それらを見ていると、1960年代から70年代初頭にかけて『ガロ』に掲載されたつげ義春の「旅もの」の漫画が、同時代の表現者たちに共感を持って迎えられ、強い影響を及ぼしていったことがよくわかる。北井が写真集のあとがきとして書いた文章によれば、「その頃の私は、つげさんのマンガとそっくり同じような写真を撮っていた。つまり私の写真の被写体になった人たちは、いつも決まってカメラに向かって凝視しているという写真だった」ということだ。知らず知らずのうちに、個人的な「関係性」を起点とするような漫画が描かれ、写真が撮影されていく。高度経済成長下に解体していったムラの共同体のあり方を、ある種のノスタルジアを込めてふり返るような気分が、若い表現者たちに共有されていたということだろう。北井はやがて、1975年に第一回木村伊兵衛写真賞を受賞する「村へ」のシリーズを撮り進めていくのだが、まさにその起点というべき写真撮影のスタイルが、この時点ではっきりと芽生え始めていたことが分かる。
つげ義春の「旅もの」に共振する感性は北井一夫に留まらず、より若い世代にも引き継がれていった。

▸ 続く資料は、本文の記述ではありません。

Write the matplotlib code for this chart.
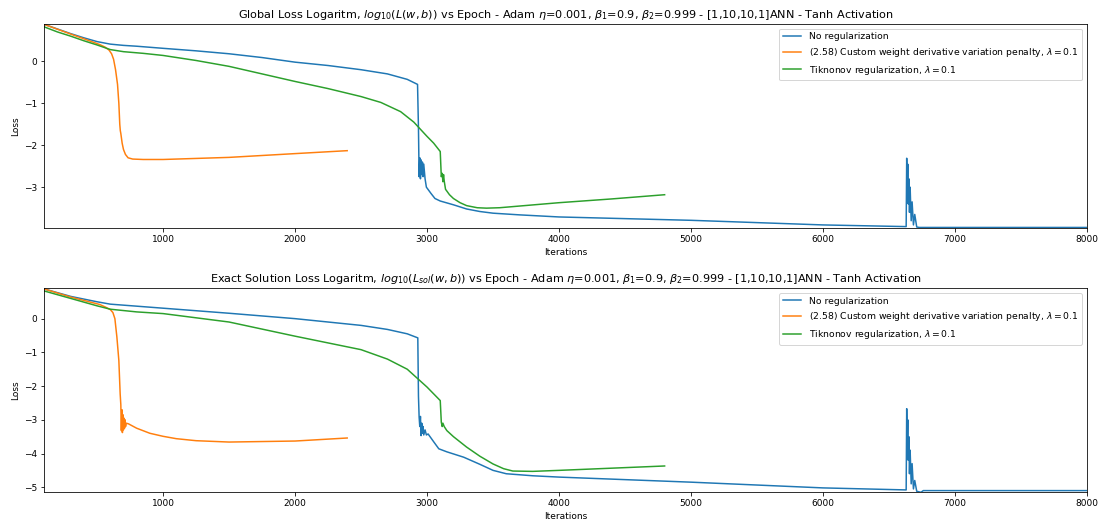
import numpy as np
import matplotlib
matplotlib.use('Agg')
import matplotlib.pyplot as plt

plt.rc('font', size=9)

# --- values ---
# top panel: global loss (log10)
g_none_x = [100, 200, 300, 400, 500, 600, 700, 800, 1000, 1250, 1500, 1750, 2000, 2250, 2500,
            2700, 2850, 2928, 2935, 2940, 2945, 2950, 2955, 2960, 2965, 2970, 2975, 2985, 2995,
            3030, 3060, 3100, 3200, 3300, 3400, 3500, 3700, 4000, 5000, 6000, 6630, 6634, 6638,
            6642, 6646, 6650, 6655, 6660, 6668, 6675, 6685, 6695, 6710, 6730, 7000, 8000]
g_none_y = [0.88, 0.77, 0.66, 0.56, 0.47, 0.41, 0.38, 0.36, 0.31, 0.25, 0.18, 0.09, -0.02,
            -0.1, -0.2, -0.3, -0.43, -0.55, -1.6, -2.75, -2.3, -2.8, -2.35, -2.7, -2.4, -2.75,
            -2.45, -2.8, -3.0, -3.15, -3.27, -3.33, -3.42, -3.52, -3.58, -3.62, -3.66, -3.71,
            -3.79, -3.9, -3.94, -2.31, -3.2, -2.45, -3.4, -2.8, -3.6, -3.0, -3.8, -3.35, -3.9,
            -3.65, -3.95, -3.96, -3.96, -3.96]

g_cust_x = [100, 300, 450, 520, 560, 590, 610, 625, 640, 655, 665, 672, 676, 680, 690, 700,
            715, 735, 770, 850, 1000, 1500, 2000, 2395]
g_cust_y = [0.88, 0.65, 0.48, 0.4, 0.34, 0.27, 0.18, 0.05, -0.2, -0.55, -1.0, -1.5, -1.65,
            -1.72, -1.95, -2.1, -2.22, -2.3, -2.33, -2.34, -2.34, -2.29, -2.2, -2.13]

g_tik_x = [100, 200, 300, 400, 500, 600, 700, 850, 1000, 1250, 1500, 1750, 2000, 2250, 2500,
           2650, 2800, 2900, 3000, 3050, 3100, 3108, 3115, 3120, 3125, 3130, 3140, 3170, 3200,
           3250, 3300, 3380, 3450, 3550, 3700, 4000, 4400, 4800]
g_tik_y = [0.82, 0.7, 0.6, 0.49, 0.39, 0.28, 0.23, 0.19, 0.14, 0.02, -0.12, -0.3, -0.48,
           -0.65, -0.84, -0.98, -1.2, -1.45, -1.79, -1.95, -2.15, -2.75, -2.67, -2.87, -2.7,
           -2.85, -3.05, -3.18, -3.27, -3.37, -3.44, -3.49, -3.5, -3.49, -3.45, -3.37, -3.28,
           -3.18]

# bottom panel: exact solution loss (log10)
s_none_x = [100, 300, 500, 600, 800, 1000, 1500, 2000, 2500, 2700, 2850, 2930, 2935, 2940,
            2945, 2950, 2955, 2960, 2965, 2970, 2975, 2985, 2995, 3008, 3050, 3089, 3150, 3278,
            3400, 3500, 3600, 3800, 4003, 5000, 6000, 6630, 6634, 6638, 6642, 6646, 6650, 6655,
            6660, 6668, 6675, 6685, 6695, 6710, 6742, 6760, 7000, 8000]
s_none_y = [0.88, 0.66, 0.5, 0.43, 0.37, 0.31, 0.16, 0.0, -0.2, -0.32, -0.45, -0.57, -2.3,
            -2.92, -3.2, -2.9, -3.47, -3.1, -3.4, -3.2, -3.45, -3.3, -3.45, -3.42, -3.65, -3.86,
            -3.95, -4.11, -4.32, -4.5, -4.6, -4.66, -4.7, -4.85, -5.02, -5.08, -2.67, -3.8, -3.0,
            -4.2, -3.5, -4.6, -3.9, -4.9, -4.3, -5.05, -4.8, -5.12, -5.15, -5.1, -5.1, -5.1]

s_cust_x = [100, 300, 520, 560, 600, 620, 635, 650, 665, 675, 680, 684, 688, 692, 696, 700,
            704, 708, 712, 716, 720, 738, 800, 900, 1000, 1100, 1250, 1500, 2000, 2395]
s_cust_y = [0.88, 0.64, 0.42, 0.35, 0.27, 0.18, 0.0, -0.54, -1.24, -2.23, -2.55, -3.32, -2.7,
            -3.38, -2.85, -3.3, -2.95, -3.25, -3.0, -3.2, -3.1, -3.12, -3.25, -3.4, -3.49,
            -3.56, -3.62, -3.66, -3.63, -3.54]

s_tik_x = [100, 300, 500, 600, 800, 1000, 1500, 2000, 2500, 2700, 2850, 3000, 3100, 3108,
           3115, 3120, 3130, 3150, 3200, 3300, 3400, 3500, 3580, 3650, 3800, 4000, 4800]
s_tik_y = [0.82, 0.6, 0.38, 0.28, 0.2, 0.15, -0.1, -0.52, -0.92, -1.2, -1.5, -2.03, -2.43,
           -3.07, -3.2, -3.1, -3.2, -3.32, -3.5, -3.81, -4.08, -4.31, -4.45, -4.52, -4.53,
           -4.5, -4.37]

labels = ['No regularization',
          r'(2.58) Custom weight derivative variation penalty, $\lambda=0.1$',
          r'Tiknonov regularization, $\lambda=0.1$']

opt = r'Adam $\eta$=0.001, $\beta_1$=0.9, $\beta_2$=0.999 - [1,10,10,1]ANN - Tanh Activation'
titles = [r'Global Loss Logaritm, $log_{10}(L(w,b))$ vs Epoch - ' + opt,
          r'Exact Solution Loss Logaritm, $log_{10}(L_{sol}(w,b))$ vs Epoch - ' + opt]

panels = [
    [(g_none_x, g_none_y), (g_cust_x, g_cust_y), (g_tik_x, g_tik_y)],
    [(s_none_x, s_none_y), (s_cust_x, s_cust_y), (s_tik_x, s_tik_y)],
]
ylims = [(-3.98, 0.89), (-5.15, 0.9)]

fig = plt.figure(figsize=(1104 / 72, 526 / 72), dpi=72)
axes = [fig.add_axes([0.0401, 0.566, 0.9445, 0.3884]),
        fig.add_axes([0.0401, 0.0641, 0.9445, 0.3878])]

for ax, series, title, yl in zip(axes, panels, titles, ylims):
    for (x, y), lab in zip(series, labels):
        ax.plot(x, y, label=lab)
    ax.set_title(title, fontsize=11.2)
    ax.set_xlabel('Iterations')
    ax.set_ylabel('Loss')
    ax.set_xlim(100, 8000)
    ax.set_ylim(*yl)
    ax.legend(loc='upper right', fontsize=9.3)

fig.savefig('out.png', dpi=72)
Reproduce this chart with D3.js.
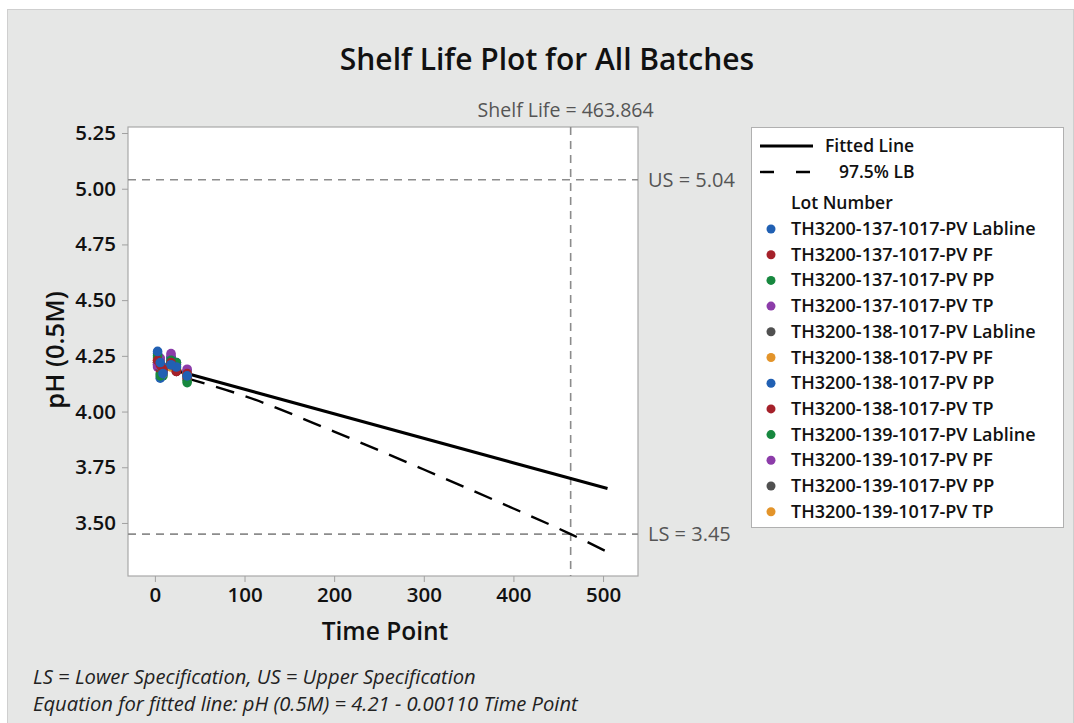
<!DOCTYPE html>
<html>
<head>
<meta charset="utf-8">
<script src="https://cdn.jsdelivr.net/npm/d3@7"></script>
<style>
  body { margin: 0; background: #fff; }
  svg { display: block; font-family: "Open Sans", "Noto Sans", sans-serif; }
</style>
</head>
<body>
<svg id="chart" width="1074" height="723"></svg>
<script>
// DATA
const lotNames = [
  "TH3200-137-1017-PV Labline", "TH3200-137-1017-PV PF", "TH3200-137-1017-PV PP",
  "TH3200-137-1017-PV TP", "TH3200-138-1017-PV Labline", "TH3200-138-1017-PV PF",
  "TH3200-138-1017-PV PP", "TH3200-138-1017-PV TP", "TH3200-139-1017-PV Labline",
  "TH3200-139-1017-PV PF", "TH3200-139-1017-PV PP", "TH3200-139-1017-PV TP"
];
const lotColors = ["#2160b3", "#a5212a", "#17883f", "#8c3ca9", "#505050", "#e3942a",
                   "#2160b3", "#a5212a", "#17883f", "#8c3ca9", "#505050", "#e3942a"];
const timePoints = [3, 6, 9, 18, 24, 36];
const lotValues = [
  [4.27, 4.22, 4.17, 4.21, 4.20, 4.16],
  [4.23, 4.21, 4.19, 4.22, 4.18, 4.17],
  [4.25, 4.16, 4.19, 4.23, 4.22, 4.13],
  [4.21, 4.24, 4.18, 4.26, 4.21, 4.19],
  [4.22, 4.20, 4.18, 4.21, 4.19, 4.16],
  [4.23, 4.22, 4.17, 4.20, 4.19, 4.17],
  [4.26, 4.15, 4.20, 4.24, 4.22, 4.18],
  [4.22, 4.19, 4.18, 4.24, 4.18, 4.15],
  [4.24, 4.17, 4.16, 4.22, 4.20, 4.14],
  [4.20, 4.23, 4.19, 4.25, 4.21, 4.18],
  [4.21, 4.20, 4.17, 4.21, 4.18, 4.16],
  [4.22, 4.21, 4.18, 4.22, 4.19, 4.17]
];
const fitTime = [0, 505];
const fitPH = [4.21, 3.6545];
const lbTime = [35, 100, 200, 300, 400, 463.864, 505];
const lbPH = [4.15, 4.07, 3.91, 3.74, 3.565, 3.45, 3.37];
const upperSpec = 5.04;
const lowerSpec = 3.45;
const shelfLife = 463.864;
const xTicks = [0, 100, 200, 300, 400, 500];
const yTicks = [3.50, 3.75, 4.00, 4.25, 4.50, 4.75, 5.00, 5.25];

// CANVAS SETUP
const svg = d3.select("#chart");
const W = 1074, H = 723;
const plot = { left: 128, top: 127, right: 638, bottom: 576 };

svg.append("rect").attr("x", 7.5).attr("y", 9.5).attr("width", W - 8).attr("height", H - 8)
  .attr("fill", "#e6e7e6").attr("stroke", "#cfcfcf");

const x = d3.scaleLinear().domain([-30, 539]).range([plot.left, plot.right]);
const y = d3.scaleLinear().domain([3.262, 5.277]).range([plot.bottom, plot.top]);

svg.append("rect")
  .attr("x", plot.left).attr("y", plot.top)
  .attr("width", plot.right - plot.left).attr("height", plot.bottom - plot.top)
  .attr("fill", "#fff").attr("stroke", "#a8a8a8").attr("stroke-width", 1.2);

// AXES
const xAxis = svg.append("g").attr("transform", `translate(0,${plot.bottom})`)
  .call(d3.axisBottom(x).tickValues(xTicks).tickSize(6).tickPadding(5).tickFormat(d3.format("d")));
const yAxis = svg.append("g").attr("transform", `translate(${plot.left},0)`)
  .call(d3.axisLeft(y).tickValues(yTicks).tickSize(6).tickPadding(6).tickFormat(d3.format(".2f")));
[xAxis, yAxis].forEach((g) => {
  g.select(".domain").remove();
  g.selectAll(".tick line").attr("stroke", "#a0a0a0");
  g.selectAll(".tick text").attr("font-size", 20.5).attr("fill", "#111")
    .attr("font-weight", 600).attr("font-family", "'Open Sans', sans-serif");
});

// REFERENCE LINES
const refStyle = (sel) => sel.attr("stroke", "#8c8c8c").attr("stroke-width", 1.6).attr("stroke-dasharray", "8,6");
svg.append("line").call(refStyle)
  .attr("x1", plot.left).attr("x2", plot.right).attr("y1", y(upperSpec)).attr("y2", y(upperSpec));
svg.append("line").call(refStyle)
  .attr("x1", plot.left).attr("x2", plot.right).attr("y1", y(lowerSpec)).attr("y2", y(lowerSpec));
svg.append("line").call(refStyle)
  .attr("x1", x(shelfLife)).attr("x2", x(shelfLife)).attr("y1", plot.top).attr("y2", plot.bottom);

// LINES
const line = d3.line().x((d) => x(d[0])).y((d) => y(d[1]));
svg.append("path").datum(fitTime.map((t, i) => [t, fitPH[i]]))
  .attr("d", line).attr("fill", "none").attr("stroke", "#000").attr("stroke-width", 3);
svg.append("path").datum(lbTime.map((t, i) => [t, lbPH[i]]))
  .attr("d", d3.line().curve(d3.curveMonotoneX).x((d) => x(d[0])).y((d) => y(d[1])))
  .attr("fill", "none").attr("stroke", "#000").attr("stroke-width", 2.4)
  .attr("stroke-dasharray", "19,12");

// POINTS (last lot drawn first so the first lots sit on top)
const points = [];
lotValues.forEach((vals, li) => vals.forEach((v, ti) => points.push({ lot: li, t: timePoints[ti], v })));
points.reverse();
svg.append("g").selectAll("circle").data(points).join("circle")
  .attr("cx", (d) => x(d.t)).attr("cy", (d) => y(d.v)).attr("r", 4.8)
  .attr("fill", (d) => lotColors[d.lot]);

// TEXTS
svg.append("text").attr("x", 547).attr("y", 70).attr("text-anchor", "middle")
  .attr("font-size", 30).attr("font-weight", 600).attr("fill", "#111")
  .text("Shelf Life Plot for All Batches");
svg.append("text").attr("x", x(shelfLife) - 5).attr("y", 117).attr("text-anchor", "middle")
  .attr("font-size", 19.5).attr("fill", "#555").text("Shelf Life = 463.864");
svg.append("text").attr("x", 648).attr("y", y(upperSpec) + 7)
  .attr("font-size", 20).attr("fill", "#555").text("US = 5.04");
svg.append("text").attr("x", 648).attr("y", y(lowerSpec) + 7)
  .attr("font-size", 20).attr("fill", "#555").text("LS = 3.45");
svg.append("text").attr("x", 385).attr("y", 640).attr("text-anchor", "middle")
  .attr("font-size", 24.5).attr("font-weight", 600).attr("fill", "#111").text("Time Point");
svg.append("text").attr("transform", "translate(64,350) rotate(-90)").attr("text-anchor", "middle")
  .attr("font-size", 25.5).attr("font-weight", 600).attr("fill", "#111").text("pH (0.5M)");
svg.append("text").attr("x", 33).attr("y", 684).attr("font-size", 20.2).attr("font-style", "italic")
  .attr("fill", "#222").text("LS = Lower Specification, US = Upper Specification");
svg.append("text").attr("x", 33).attr("y", 711).attr("font-size", 20.2).attr("font-style", "italic")
  .attr("fill", "#222").text("Equation for fitted line: pH (0.5M) = 4.21 - 0.00110 Time Point");

// LEGEND
const lg = svg.append("g");
lg.append("rect").attr("x", 751.5).attr("y", 127.5).attr("width", 312).attr("height", 400)
  .attr("fill", "#fff").attr("stroke", "#b0b0b0");
lg.append("line").attr("x1", 760).attr("x2", 813).attr("y1", 146).attr("y2", 146)
  .attr("stroke", "#000").attr("stroke-width", 3);
lg.append("text").attr("x", 825).attr("y", 152).attr("font-size", 17.5).attr("font-weight", 600)
  .attr("fill", "#111").text("Fitted Line");
lg.append("line").attr("x1", 760).attr("x2", 810).attr("y1", 172).attr("y2", 172)
  .attr("stroke", "#000").attr("stroke-width", 2.4).attr("stroke-dasharray", "14,22");
lg.append("text").attr("x", 839).attr("y", 178).attr("font-size", 17.5).attr("font-weight", 600)
  .attr("fill", "#111").text("97.5% LB");
lg.append("text").attr("x", 791).attr("y", 209).attr("font-size", 17.5).attr("font-weight", 600)
  .attr("fill", "#111").text("Lot Number");
const items = lg.selectAll("g.item").data(lotNames).join("g").attr("class", "item")
  .attr("transform", (d, i) => `translate(0,${227 + i * 25.7})`);
items.append("circle").attr("cx", 771).attr("cy", 2).attr("r", 4.5).attr("fill", (d, i) => lotColors[i]);
items.append("text").attr("x", 791).attr("y", 8).attr("font-size", 18).attr("font-weight", 600)
  .attr("fill", "#111").text((d) => d);
</script>
</body>
</html>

猪瀬光が写真を撮り始めたきっかけが、つげの漫画だったという話を聞いたことがある。さらにその影響力は、尾仲浩二や本山周平や村上仁一にまで及んでいそうだ。そのあたりの系譜を辿ってみるのも面白そうだ。
2016/06/04(土)(飯沢耕太郎)
中ハシ克シゲ「もっと面白くなるかもしれない。」
会期:2016/06/04~2016/06/22
SUNABA GALLERY
石塀に松といった典型的な日本の情景や、第2次大戦中の戦闘機にまつわる記憶をテーマにした「ゼロ・プロジェクト」などで知られる中ハシ克シゲ。ところが本展で彼が見せたのは、これまでのコンセプチュアルな作品とは真逆の作品だった。それは、両手で持てるぐらいの粘土の塊を、押す、引っ張る、ねじる、ちぎるなどして造形したもの。雑念(=造形的意識)が生じる前に一気に作り上げており、ある種アール・ブリュットにも通じる魅力が感じられる。作品は日々制作されるが、作家が定期的に「一人合評」を行ない、一定回数以上選ばれたものだけが作品として認められるそうだ。実績のある作家が過去のキャリアをリセットするのは決断のいる行為だが、中ハシの新作は果たしてどのように評価されるのだろうか。今後もずっと新鮮さを保ち続けられるか否かが鍵となるだろう。なお、中ハシは6年前から座禅に取り組んでおり、その経験が本作に大きな影響を与えているようだ。